In 1978, she joined Stilfontein gold mine in Klerksdorp as an aptitude clerk. She was so angered by the way mineworkers were treated that she became a shaft steward and was actively involved in recruiting for the NUM, which was launched in 1982.

By the time she joined the NUM, she had been an ANC member since the late '50s and an active trade unionist during the '70s.

She worked closely with Ramaphosa, who used to stay at her home overnight when he was doing union business in Klerksdorp.

She was detained several times by the security police for brief periods. On one occasion, while in prison in Klerksdorp, she went on a hunger strike.

She was a small woman who established a reputation for fearlessness. Both her colleagues and the Chamber of Mines representatives she faced across the table were impressed by how articulate she was in English.

She had a forthright and no-nonsense manner, without which she would not have survived, let alone progressed as she did, in such a raw male environment. For example, when South Africa's first black female mining entrepreneur, Bridgette Radebe, got involved in the industry, the president of the NUM, James Motlatsi, warned her that "these mineworkers will put you in the bag as soon as they can".

Holding her own as a young beauty queen in such an environment required a sharp tongue and nerves of steel, both of which Benjamin had in abundance.
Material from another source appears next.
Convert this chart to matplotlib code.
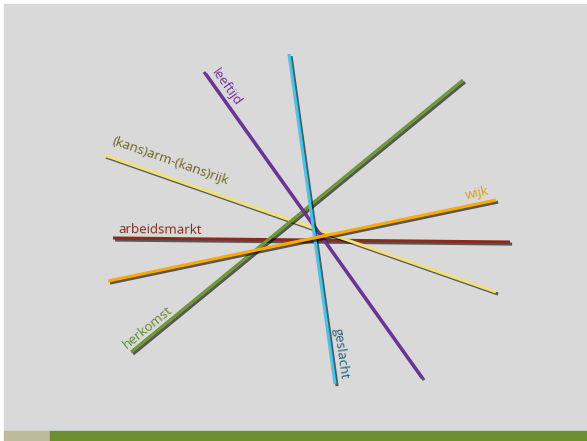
import matplotlib.pyplot as plt
import matplotlib.patheffects as pe
from matplotlib.patches import Rectangle

# lines in pixel coordinates of the slide (x to the right, y downwards)
names = ['arbeidsmarkt', '(kans)arm-(kans)rijk', 'herkomst', 'leeftijd', 'geslacht', 'wijk']
x_start = [113, 104, 131, 204, 289, 108]
y_start = [238, 155, 352, 72, 54, 281]
x_end = [510, 496, 463, 422, 335, 496]
y_end = [242, 292, 80, 378, 384, 200]
line_colors = ['#8b2b1b', '#efe07a', '#6b9a2e', '#7030a0', '#3cc8f0', '#ffa800']

# label positions and styles
label_x = [160, 170, 148, 226, 341, 477]
label_y = [230, 161, 327, 87, 354, 193]
label_rot = [-0.6, -19.3, 39.3, -54.5, -82.0, 11.8]
label_colors = ['#7b2c1c', '#6b6420', '#5e8a2a', '#7030a0', '#1f5f7a', '#d9a010']

W, H = 587, 441
fig = plt.figure(figsize=(W / 100, H / 100), dpi=100, facecolor='white')
ax = fig.add_axes([0, 0, 1, 1])
ax.set_xlim(0, W)
ax.set_ylim(H, 0)
ax.axis('off')

# slide background and footer bar
ax.add_patch(Rectangle((4, 4), W - 4, 427, color='#d9d9d9', zorder=0))
ax.add_patch(Rectangle((4, 431), 46, 10, color='#bcbc9a', zorder=0))
ax.add_patch(Rectangle((50, 431), W - 50, 10, color='#6d8f2f', zorder=0))

shadow = [pe.SimpleLineShadow(offset=(1.5, -1.5), shadow_color='black', alpha=0.6),
          pe.Normal()]

for i in range(len(names)):
    ax.plot([x_start[i], x_end[i]], [y_start[i], y_end[i]], color=line_colors[i],
            lw=2.2, solid_capstyle='butt', path_effects=shadow, zorder=2 + i)
    ax.text(label_x[i], label_y[i], names[i], color=label_colors[i], fontsize=9.5,
            family='Open Sans', rotation=label_rot[i], rotation_mode='anchor',
            ha='center', va='center', zorder=10)

fig.savefig('out.png', dpi=100, facecolor='white')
If any of her male colleagues got too friendly, she would quickly remind him: "I am not here for a love relationship; I am here for the struggle."

Benjamin did part-time work for Lawyers for Human Rights in the early 1990s and, from 1994 to 2005, was a member of the Matlosana (Klerksdorp) city council.

She never married and brought up three daughters alone, proud of the fact that she never went to court to force their father to pay maintenance. She taught her daughters to be self-reliant and take no nonsense from men. All three subsequently divorced their husbands.

She is survived by two daughters. Her daughter Elizabeth, an advocate, died in 2007.